Source code of charts:
— START —

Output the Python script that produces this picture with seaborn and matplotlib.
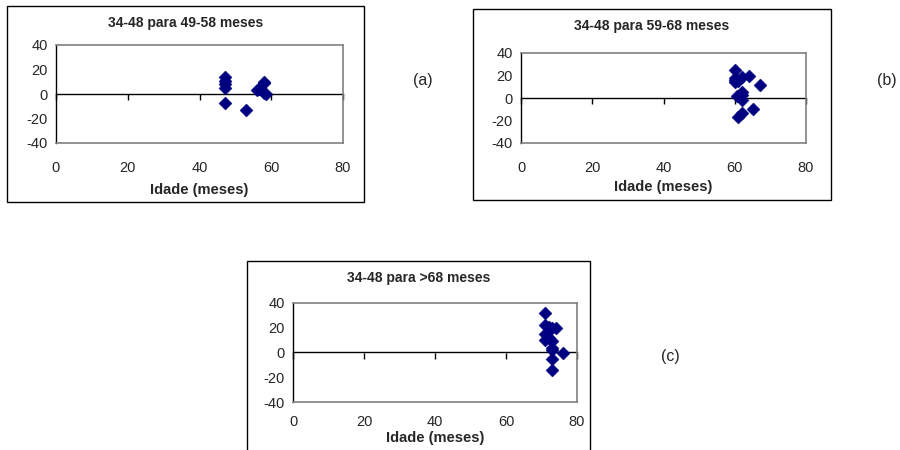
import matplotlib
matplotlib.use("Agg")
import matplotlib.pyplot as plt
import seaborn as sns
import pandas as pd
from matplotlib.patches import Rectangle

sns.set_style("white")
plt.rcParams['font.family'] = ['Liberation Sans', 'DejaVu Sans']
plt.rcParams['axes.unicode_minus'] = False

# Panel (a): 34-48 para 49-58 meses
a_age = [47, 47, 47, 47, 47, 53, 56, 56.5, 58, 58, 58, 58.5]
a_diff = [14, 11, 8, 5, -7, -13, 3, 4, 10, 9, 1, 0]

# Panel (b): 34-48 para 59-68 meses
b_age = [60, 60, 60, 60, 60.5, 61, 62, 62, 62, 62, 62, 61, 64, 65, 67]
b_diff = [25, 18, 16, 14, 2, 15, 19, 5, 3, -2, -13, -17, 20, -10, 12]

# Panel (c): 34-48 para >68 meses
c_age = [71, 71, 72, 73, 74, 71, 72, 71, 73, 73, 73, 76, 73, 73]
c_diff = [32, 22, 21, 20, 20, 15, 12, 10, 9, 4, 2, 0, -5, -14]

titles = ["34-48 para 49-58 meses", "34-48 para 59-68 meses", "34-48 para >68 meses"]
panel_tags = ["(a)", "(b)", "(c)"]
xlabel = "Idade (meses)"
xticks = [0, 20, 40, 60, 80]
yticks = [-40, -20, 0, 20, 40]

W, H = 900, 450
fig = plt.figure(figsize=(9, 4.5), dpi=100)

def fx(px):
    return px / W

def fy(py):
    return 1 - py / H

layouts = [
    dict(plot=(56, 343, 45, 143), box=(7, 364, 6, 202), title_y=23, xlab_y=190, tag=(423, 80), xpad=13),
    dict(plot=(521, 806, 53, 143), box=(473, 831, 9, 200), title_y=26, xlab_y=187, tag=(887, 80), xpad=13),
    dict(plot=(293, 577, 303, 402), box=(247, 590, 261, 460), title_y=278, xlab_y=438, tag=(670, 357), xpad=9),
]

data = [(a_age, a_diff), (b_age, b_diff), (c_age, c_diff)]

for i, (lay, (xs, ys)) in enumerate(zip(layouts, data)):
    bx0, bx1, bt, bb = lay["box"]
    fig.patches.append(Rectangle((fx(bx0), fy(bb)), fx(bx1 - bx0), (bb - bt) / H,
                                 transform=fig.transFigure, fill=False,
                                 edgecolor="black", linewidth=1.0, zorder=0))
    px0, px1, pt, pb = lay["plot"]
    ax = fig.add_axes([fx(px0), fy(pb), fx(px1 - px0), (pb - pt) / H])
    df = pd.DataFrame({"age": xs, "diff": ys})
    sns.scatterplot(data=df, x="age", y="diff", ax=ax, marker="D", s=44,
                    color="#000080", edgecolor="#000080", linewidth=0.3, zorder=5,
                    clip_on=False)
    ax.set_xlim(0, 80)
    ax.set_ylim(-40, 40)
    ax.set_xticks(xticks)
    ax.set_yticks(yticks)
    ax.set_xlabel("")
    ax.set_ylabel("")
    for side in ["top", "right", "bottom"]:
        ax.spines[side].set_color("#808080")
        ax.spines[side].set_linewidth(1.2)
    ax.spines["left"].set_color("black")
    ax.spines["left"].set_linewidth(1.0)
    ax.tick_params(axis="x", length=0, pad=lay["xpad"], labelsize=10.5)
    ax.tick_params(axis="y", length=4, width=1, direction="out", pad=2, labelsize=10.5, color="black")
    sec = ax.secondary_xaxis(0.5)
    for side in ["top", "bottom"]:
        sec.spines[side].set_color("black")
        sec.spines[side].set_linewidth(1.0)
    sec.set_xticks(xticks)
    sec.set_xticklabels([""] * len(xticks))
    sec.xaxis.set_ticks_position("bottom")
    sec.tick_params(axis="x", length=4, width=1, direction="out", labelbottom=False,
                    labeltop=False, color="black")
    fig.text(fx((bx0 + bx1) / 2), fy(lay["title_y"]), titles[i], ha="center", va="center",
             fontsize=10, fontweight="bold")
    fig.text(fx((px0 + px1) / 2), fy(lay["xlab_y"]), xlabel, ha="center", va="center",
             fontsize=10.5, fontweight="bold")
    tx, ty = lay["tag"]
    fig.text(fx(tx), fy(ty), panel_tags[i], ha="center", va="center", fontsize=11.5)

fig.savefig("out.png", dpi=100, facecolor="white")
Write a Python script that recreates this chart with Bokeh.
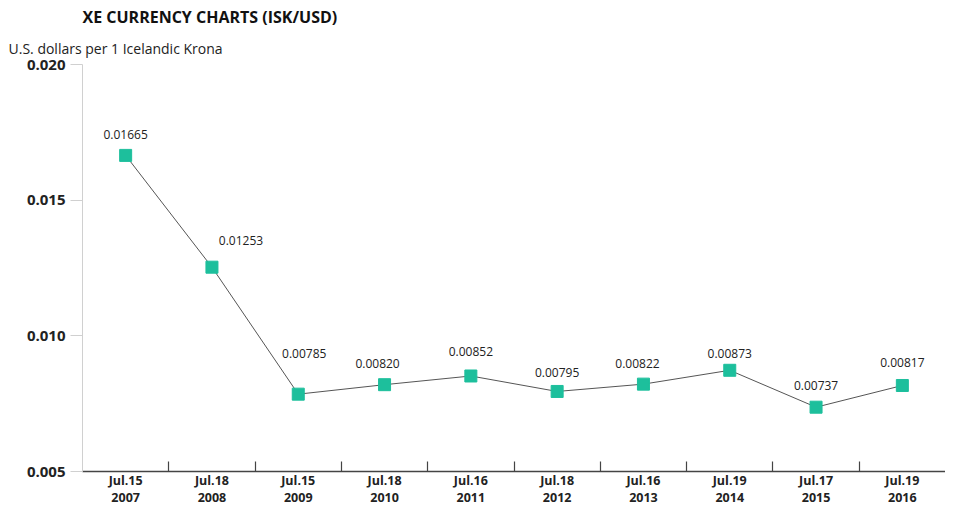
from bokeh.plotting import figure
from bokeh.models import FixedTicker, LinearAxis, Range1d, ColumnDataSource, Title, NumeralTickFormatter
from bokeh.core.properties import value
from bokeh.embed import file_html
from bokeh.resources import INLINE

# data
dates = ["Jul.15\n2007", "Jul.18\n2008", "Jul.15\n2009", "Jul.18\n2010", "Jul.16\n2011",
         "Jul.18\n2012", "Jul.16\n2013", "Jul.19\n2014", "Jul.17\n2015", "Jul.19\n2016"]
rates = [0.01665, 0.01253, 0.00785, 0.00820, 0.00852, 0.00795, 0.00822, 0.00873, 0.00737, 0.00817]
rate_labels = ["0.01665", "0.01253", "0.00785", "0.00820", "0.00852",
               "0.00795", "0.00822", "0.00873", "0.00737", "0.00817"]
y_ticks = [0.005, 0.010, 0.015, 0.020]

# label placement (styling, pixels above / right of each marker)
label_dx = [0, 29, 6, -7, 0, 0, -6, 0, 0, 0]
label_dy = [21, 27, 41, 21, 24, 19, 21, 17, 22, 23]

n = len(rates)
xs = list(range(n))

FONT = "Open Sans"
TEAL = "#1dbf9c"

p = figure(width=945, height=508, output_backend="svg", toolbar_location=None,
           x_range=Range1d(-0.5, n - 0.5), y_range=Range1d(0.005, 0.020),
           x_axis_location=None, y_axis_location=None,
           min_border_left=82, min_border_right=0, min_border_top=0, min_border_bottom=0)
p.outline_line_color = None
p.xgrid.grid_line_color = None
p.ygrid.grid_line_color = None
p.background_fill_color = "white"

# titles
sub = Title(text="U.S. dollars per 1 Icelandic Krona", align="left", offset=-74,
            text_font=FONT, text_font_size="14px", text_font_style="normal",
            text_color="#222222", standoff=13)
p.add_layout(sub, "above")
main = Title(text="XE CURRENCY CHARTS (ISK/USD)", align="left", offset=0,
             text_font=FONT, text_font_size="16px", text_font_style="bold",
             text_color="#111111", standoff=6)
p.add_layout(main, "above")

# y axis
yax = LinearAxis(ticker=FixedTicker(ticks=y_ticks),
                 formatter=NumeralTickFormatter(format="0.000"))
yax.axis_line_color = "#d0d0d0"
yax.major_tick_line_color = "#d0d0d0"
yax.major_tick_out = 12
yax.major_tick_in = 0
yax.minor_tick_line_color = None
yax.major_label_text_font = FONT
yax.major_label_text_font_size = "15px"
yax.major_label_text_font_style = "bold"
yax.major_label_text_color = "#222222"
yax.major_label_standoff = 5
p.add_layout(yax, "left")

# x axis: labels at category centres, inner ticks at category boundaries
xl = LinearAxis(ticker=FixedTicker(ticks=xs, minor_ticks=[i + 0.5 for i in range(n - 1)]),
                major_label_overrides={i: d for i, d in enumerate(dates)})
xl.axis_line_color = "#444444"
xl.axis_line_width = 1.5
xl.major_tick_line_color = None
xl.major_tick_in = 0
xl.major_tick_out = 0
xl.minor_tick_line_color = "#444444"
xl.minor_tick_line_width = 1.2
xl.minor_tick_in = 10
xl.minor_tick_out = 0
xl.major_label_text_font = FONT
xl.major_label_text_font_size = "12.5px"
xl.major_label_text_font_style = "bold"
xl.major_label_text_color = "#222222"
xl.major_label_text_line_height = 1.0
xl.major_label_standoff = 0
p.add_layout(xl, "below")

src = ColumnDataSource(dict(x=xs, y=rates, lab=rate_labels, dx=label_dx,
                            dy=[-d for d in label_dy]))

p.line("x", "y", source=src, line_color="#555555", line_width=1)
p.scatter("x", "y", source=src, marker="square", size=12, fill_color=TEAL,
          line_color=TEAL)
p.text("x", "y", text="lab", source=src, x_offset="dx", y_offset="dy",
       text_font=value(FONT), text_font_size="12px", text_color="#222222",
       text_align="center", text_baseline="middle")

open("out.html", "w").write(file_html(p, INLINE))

— END —

Required task –
Pick out and copy the lines of the entries that hold the string "matplotlib".

Written response –
Output the Python script that produces this picture with seaborn and matplotlib.
import matplotlib
matplotlib.use("Agg")
import matplotlib.pyplot as plt
from matplotlib.patches import Rectangle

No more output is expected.